The time of year you buy lumber will change the price too. Sometimes it is due to supply and demand. If you try to buy decking products in the middle of summer, you can expect a higher price, because everyone is buying and the lumber yard stocks are starting to dwindle. Think of it like this: Christmas wrap and lights are always much cheaper on December 26th. Buy your lumber off season, and you can sometimes expect a better price. Unfortunately, it can also swing the other way, and you may end up paying more off season due to lack of availability. Ipe decking is a great example of this, because it is harvested and shipped to work around the Brazilian rainy season. Most importers can only take shipments in the winter months. If you buy then, you will find dealers who are struggling to make room for an entire year’s worth of Ipe, and they are more willing to sell it at a lower price. At the same time, if the actual harvest and sawing of the lumber is harder because of a rainy season or a harsh winter, then the price downstream will be higher as well. As costs due to increased overhead rise, so too does the sale price rise. And as the risk rises due to a dealer taking on stock well in advance of the buying season due to seasonal shipping demands, so also does the sale price rise.
Where your lumber comes from will dramatically affect the price it sells for at the lumber yard. It probably goes without saying that Teak which comes from the other side of the world will be expensive just due to the distance it travels, but what isn’t common knowledge is how cost can fluctuate within the same species due to its wide growth range. A lot of African lumber faces this problem as it grows from one side of the continent to the other. Depending on whom you buy from and how deep they are into their forest concession, the distance lumber travels increases and the number of countries it crosses grows. Many of those countries in Africa through which the lumber passes are in the middle of civil wars which produce hazardous shipping conditions. The political climate of the regions can greatly affect the price and usually causes fluctuations from one shipment to the other. So you may get a price on Sapele or African Mahogany one day and get a different one the next day, because the lumber for which you were originally quoted has now sold and new material with a different cost has taken its place.
Regulation and Import/Export Fees
For exotic materials there are a lot of behind-the-scenes charges to bring the material in to the country. Some of them are very tangible like shipping costs, CITES paperwork, and demurrage at the port. Certified lumber carries a much higher cost, because of the many requirements placed on that lumber and the severely reduced supply. Some of these charges are very intangible like the diligence required to ensure legal lumber and Lacy Act compliance. This diligence can come in the form of continual visits abroad to meet with sawmills and visit concessions to ensure sustainable practices and verification and legality. The companies we choose to buy from abroad can supply us with a continuous supply of lumber despite news of shortages and increased regulation, because of the companies’ long history in sustainable forestry. When other mills close due to government shutdown and a lack of business, our vetted suppliers continue to do business, thus affirming our diligence. With this comes cost. We could buy material cheaper abroad, but we cannot be sure that it is being harvested legally nor can we ensure that we will be able to continue to obtain it. Cheaper lumber will always be available, but the buyer needs to ask themselves if it is worth the uncertainty and possible downstream prosecution under violation of the Lacey Act.
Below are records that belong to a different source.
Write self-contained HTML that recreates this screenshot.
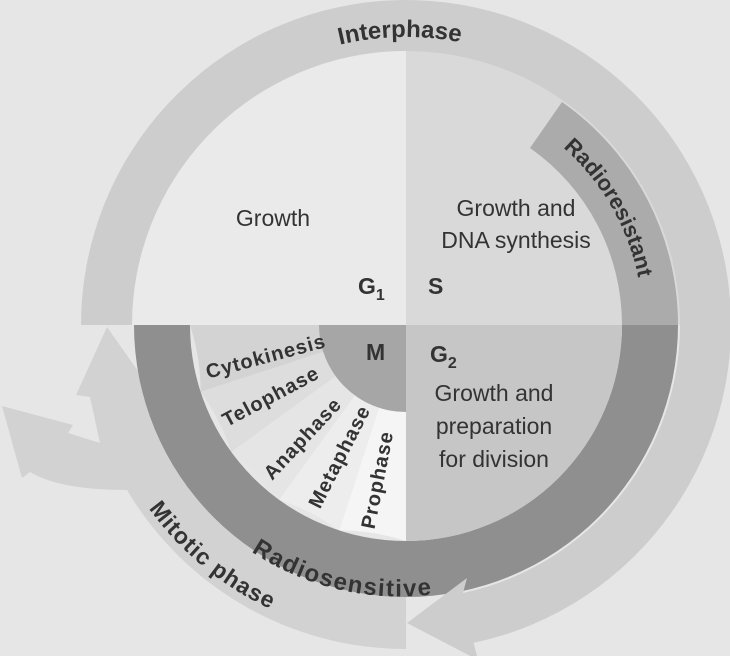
<!DOCTYPE html>
<html><head><meta charset="utf-8"><style>
html,body{margin:0;padding:0;background:#e6e6e6;}
svg{display:block;}
text{font-family:"Liberation Sans",Arial,sans-serif;fill:#333;}
.b{font-weight:bold;}
</style></head><body>
<svg width="730" height="656" viewBox="0 0 730 656" xmlns="http://www.w3.org/2000/svg">
<rect width="730" height="656" fill="#e6e6e6"/>
<defs>
<path id="pInter" d="M262,75.6 A288 288 0 0 1 550,75.6"/>
<path id="pRes" d="M524.5,119.7 A237 237 0 0 1 643,325"/>
<path id="pSens" d="M195.3,501.4 A266 266 0 0 0 505.6,574.2"/>
<path id="pMit" d="M108.8,433.7 A314 314 0 0 0 351.8,634.3"/>
</defs>
<path d="M406,325 L130,325 A276 276 0 0 1 406,49 Z" fill="#eaeaea"/>
<path d="M406,325 L406,49 A276 276 0 0 1 682,325 Z" fill="#d9d9d9"/>
<path d="M406,597 A272 272 0 0 1 141,387 L150,388 L107,327 L76,395 L90,397 L100,443 L68,433 L73,425 L2,406 L22,478 L30,472 Q60,490 127,490 A324 324 0 0 0 406,649 Z" fill="#d2d2d2"/>
<path d="M134,325 A272 272 0 0 0 678,325 L622,325 A216 216 0 0 1 190,325 Z" fill="#8f8f8f"/>
<path d="M530,148 L562,102 A272 272 0 0 1 678,325 L622,325 A216 216 0 0 0 530,148 Z" fill="#ababab"/>
<path d="M406,325 L622,325 A216 216 0 0 1 406,541 Z" fill="#c6c6c6"/>
<path d="M406,325 L406,541 A216 216 0 0 0 339.3,530.4 Z" fill="#f5f5f5"/>
<path d="M406,325 L339.3,530.4 A216 216 0 0 0 279,499.7 Z" fill="#ededed"/>
<path d="M406,325 L279,499.7 A216 216 0 0 0 231.3,452 Z" fill="#e5e5e5"/>
<path d="M406,325 L231.3,452 A216 216 0 0 0 200.6,391.7 Z" fill="#dddddd"/>
<path d="M406,325 L200.6,391.7 A216 216 0 0 0 190,325 Z" fill="#d3d3d3"/>
<path d="M406,325 L319,325 A87 87 0 0 0 406,412 Z" fill="#a6a6a6"/>
<path d="M81,325 A325 325 0 1 1 473.6,642.9 L478,660 L407,623 L467,578 L463,593 A274 274 0 1 0 132,325 Z" fill="#cdcdcd"/>

<text class="b" font-size="24" text-anchor="middle"><textPath href="#pInter" startOffset="48%">Interphase</textPath></text>
<text class="b" font-size="22" text-anchor="middle"><textPath href="#pRes" startOffset="50%">Radioresistant</textPath></text>
<text class="b" font-size="24" letter-spacing="1.5" text-anchor="middle"><textPath href="#pSens" startOffset="50%">Radiosensitive</textPath></text>
<text class="b" font-size="23" letter-spacing="1" text-anchor="middle"><textPath href="#pMit" startOffset="50%">Mitotic phase</textPath></text>

<text x="273" y="226" font-size="23" text-anchor="middle">Growth</text>
<text x="516" y="216" font-size="23" text-anchor="middle">Growth and</text>
<text x="516" y="248" font-size="23" text-anchor="middle">DNA synthesis</text>
<text x="358" y="294" font-size="23" class="b">G<tspan font-size="16" dy="6">1</tspan></text>
<text x="428" y="294" font-size="23" class="b">S</text>
<text x="366" y="360" font-size="23" class="b">M</text>
<text x="430" y="362" font-size="23" class="b">G<tspan font-size="16" dy="6">2</tspan></text>
<text x="494" y="401" font-size="23" text-anchor="middle">Growth and</text>
<text x="494" y="434" font-size="23" text-anchor="middle">preparation</text>
<text x="494" y="467" font-size="23" text-anchor="middle">for division</text>

<text class="b" font-size="20" letter-spacing="1" text-anchor="middle" dominant-baseline="central" transform="translate(266,357) rotate(-15)">Cytokinesis</text>
<text class="b" font-size="20" letter-spacing="1" text-anchor="middle" dominant-baseline="central" transform="translate(271,397) rotate(-28)">Telophase</text>
<text class="b" font-size="20" letter-spacing="1" text-anchor="middle" dominant-baseline="central" transform="translate(303,439) rotate(-47)">Anaphase</text>
<text class="b" font-size="20" letter-spacing="1" text-anchor="middle" dominant-baseline="central" transform="translate(340,457) rotate(-63)">Metaphase</text>
<text class="b" font-size="20" letter-spacing="1" text-anchor="middle" dominant-baseline="central" transform="translate(378,480) rotate(-79)">Prophase</text>
</svg>
</body></html>
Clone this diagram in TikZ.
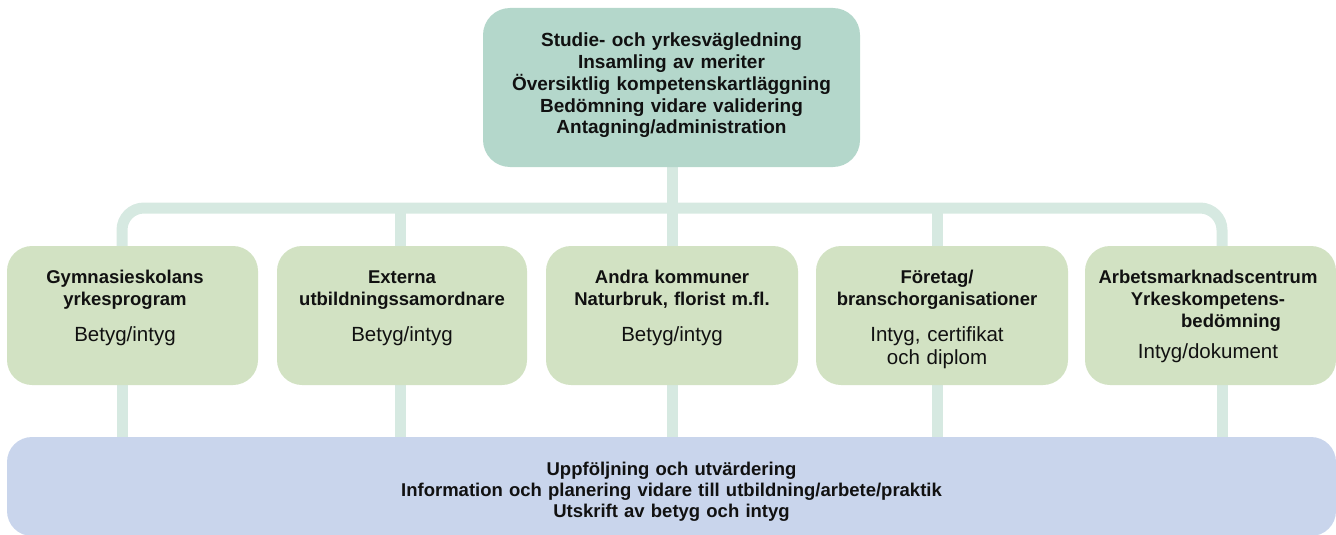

If you have the lumber delivered, it is fair to expect a charge for that. But how is that fee levied? Because we run our own fleet of trucks, we have more control over the costs, so we technically don’t charge a shipping fee. Instead, we work those fees into the overhead, and it will be reflected in your lumber price. If the buyer is confronted with a significantly lower price somewhere else, and all the other variables are the same, it is safe to say that the shipping fees haven’t been added on yet. Common carrier shipping will raise the price even more, and the uncertainty rises as to what condition the lumber will be in when it arrives at the destination; uncertainty also exists whether the driver will be willing to help you with unloading the lumber. Even then, if you need your material delivered to a job site that isn’t tractor trailer accessible, then the shipping company will need to deliver on a smaller, specialty truck, and additional unloading and loading at the distribution point is needed. As you can imagine, all of this will add more to the cost of the lumber.
Size of Order
Finally, the price of your lumber will vary depending on how much you buy. It is widely known that wholesale pricing is lower than retail, but there isn’t a clear line that defines where retail ends and wholesale begins. This will vary from one supplier to another. The principle here is that it takes the same amount of labor to pull 100 board feet as it does 1000 board feet, especially once you throw a forklift into the mix. In reality, a smaller order takes even more labor and paperwork, as the larger pack needs to be broken in inventory and re-tallied. Also, when part of pack is removed, the remainder loses value, especially if it gets picked over enough, leaving behind the less than perfect material. These broken packs tend to get pushed to the back of the sheds as full packs are pulled for wholesale orders, so that when that smaller order comes in, 10 or more packs need to be moved just to get to it. Suddenly, your quick retail order takes 30 minutes just to find and pull. All of this is overhead, and it eventually adds to the final price of the lumber.
These elements cover much of what is happening behind the scenes at your lumber dealer, but it can’t cover it all. The point being that there are so many variables that go into the board foot or linear foot price of your material, that is is impossible to answer the “How much will this cost” question without saying…
I’m sorry to add to the frustration, but I can tell you if you go to your lumber dealer prepared with what you need and how you want to use it, we can help you find the right species, grade, length/width spec, quantity, certification, and ship it right to your door. Then we can give you a price. Until we have all those details, it is a best guess game on price. I guess the better question should be:
“What are the factors that will affect the price of the lumber on my order?”
Now we’re talking, and we can begin a true conversation to get you the best material, when you want it, at the best price.